Maine officials said that the National Marine Fisheries Service’s rejection of its submitted right whale plan didn’t take enough of the state’s efforts into account.

The NMFS rejected the state's plan via letter earlier this week. According to NMFS, the state’s plan only reduces risk to right whales by roughly 52 percent, short of the 60 percent that the Take Reduction Team was aiming for.

That finding means that the state’s plans – which include weak points in ropes, vertical-line reductions, and gear markings – don’t go far enough and that the NMFS will “be obligated to consider additional measures through our federal rule-making,” the letter said.

However, Maine's Marine Resource Commissioner Patrick Keliher said to the Lobster Advisory Council at a meeting Wednesday that he believes the state’s plan isn’t being given enough credit, and that past efforts by Maine haven’t been taken into account, according to the Portland Press Herald.

Keliher wrote a letter to the Michael Pentony, the NMFS regional administrator that wrote the letter rejecting Maine’s plan, requesting that the plan be reexamined, and take into account measures that weren't factored into the calculation

Among those measures not included in the risk calculation are a weak point required in exempt waters to address potential right whale transits in the area, even though its unlikely. 

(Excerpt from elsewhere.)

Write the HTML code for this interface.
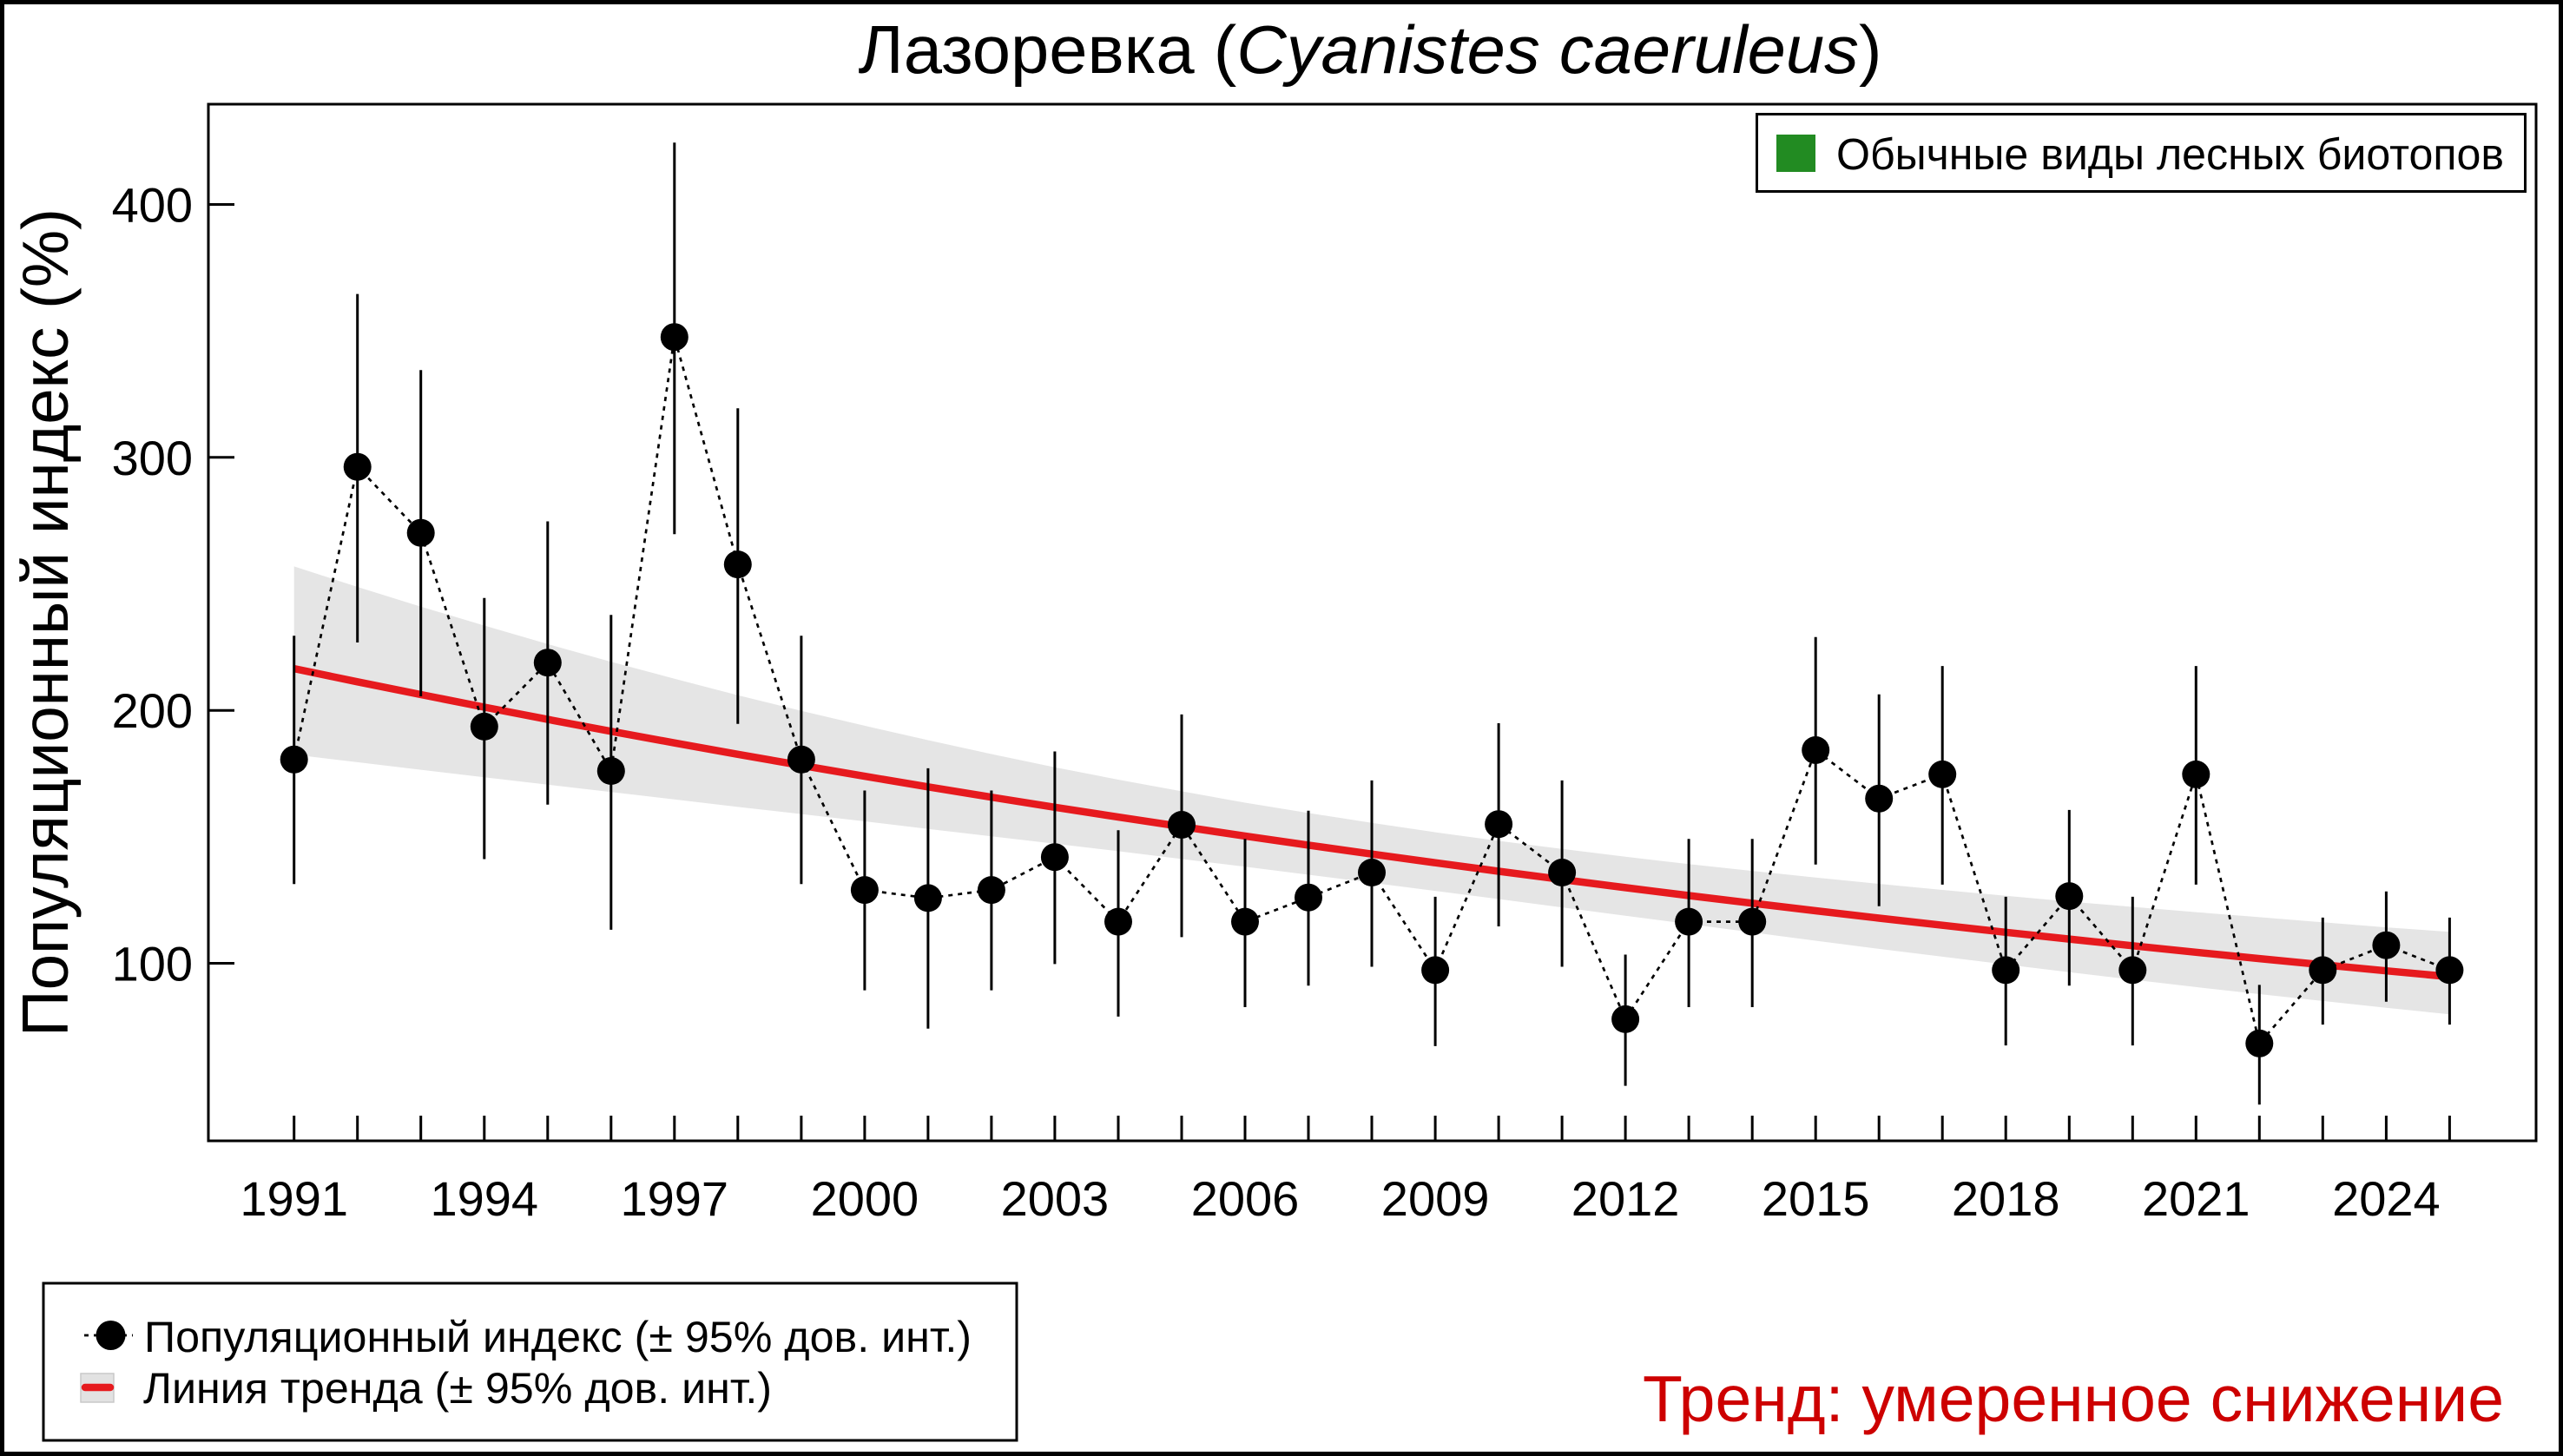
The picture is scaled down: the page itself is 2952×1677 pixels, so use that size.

It also pointed out that the state already has existing measures in place, such as requiring no float rope on the surface, no wet storage of gear, and a measure that requires either:

  1. All buoys be attached to a buoy line with a weak link having a breaking strength no greater than 600 pounds.
  2. All buoy lines made entirely of sinking line.
  3. All ground lines made entirely of sinking line. 

“We respectfully request that credit be assigned to these proposed and existing risk-reduction measures as NOAA Fisheries evaluates the proposal that Maine has submitted,” Keliher wrote. "We welcome the opportunity to continue working with your staff as NOAA prepares the proposed regulations and quantifies the risk reduction associated with Maine's full suite of measures."

The state’s lobstermen have already come out against Maine’s plan for being too strict, and was “disappointed” that the NMFS rejected it.

“The Maine Lobstermen’s Association is very disappointed that NMFS continues to ignore some of the most pressing human threats to right whales, and that they continue to look solely to the lobster fishery as the whale population continues to decline,” MLA Executive Director Patrice McCarron told SeafoodSource in the wake of the NMFS rejection. “We think the DMR plan is very aggressive, and layering more on top of that will result in more hardships for lobstermen, rather than help right whales.”

The NMFS rejection isn’t the only issue looming on the horizon for the state’s lobster fishery. A court case filed by environmentalists, which a federal judge allowed to proceed in late 2019, is still ongoing. That lawsuit claims that the U.S. government didn’t go far enough to protect right whales. If the judge agrees with the environmentalist’s lawsuit, that could result in a new set of rules.